I was just wondering if anyone had any info on the numbers for FE this year (ie. how many applied for how many positions)?  Since its COTP the BPSO's don't have any info for me.  They say to just wait out and find out in the new year.  Even any rumors would be great!  If someone could even ask one of the FEs at 408/427 or wherever if they know any scuttlebutt that would be much appreciated as well.  Thanks guys.

Lav


----------



## Eagle_Eye_View (21 Oct 2005)

I know that 2 of my buddies applied here in Comox. One was selected and will star his course after Christmas. The other one is still waiting for the response. From what I heard, there is not a lot of candidate applying for that job.

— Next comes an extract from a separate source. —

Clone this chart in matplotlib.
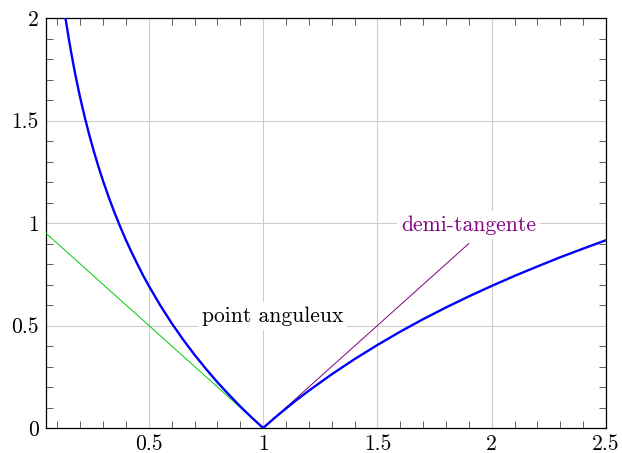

I heard that last year, only 10 FE were selected or something like that. 
Anyways, I could ask some FE here and once I find out I'll post it out.
cheers


----------



## Lav968 (22 Oct 2005)

Thats great TB!  Thanks for the info.  Good news!


----------



## dearryan (29 Oct 2005)

For flight Engineers do you have to either be a AVN, or a AVS? as a prerequisite?


----------



## Eagle_Eye_View (29 Oct 2005)

AVN only and you need to have a minimum of 4 years working with the A/C.
I heard that probably in a few years, AVS tech will be allow to apply for FE, but right now, don't even think about it. 
cheers


----------



## dearryan (30 Oct 2005)

HAHAHA ;D

I guess Im just grasping at straws to get on that Cormorant some how! One day...one day.


----------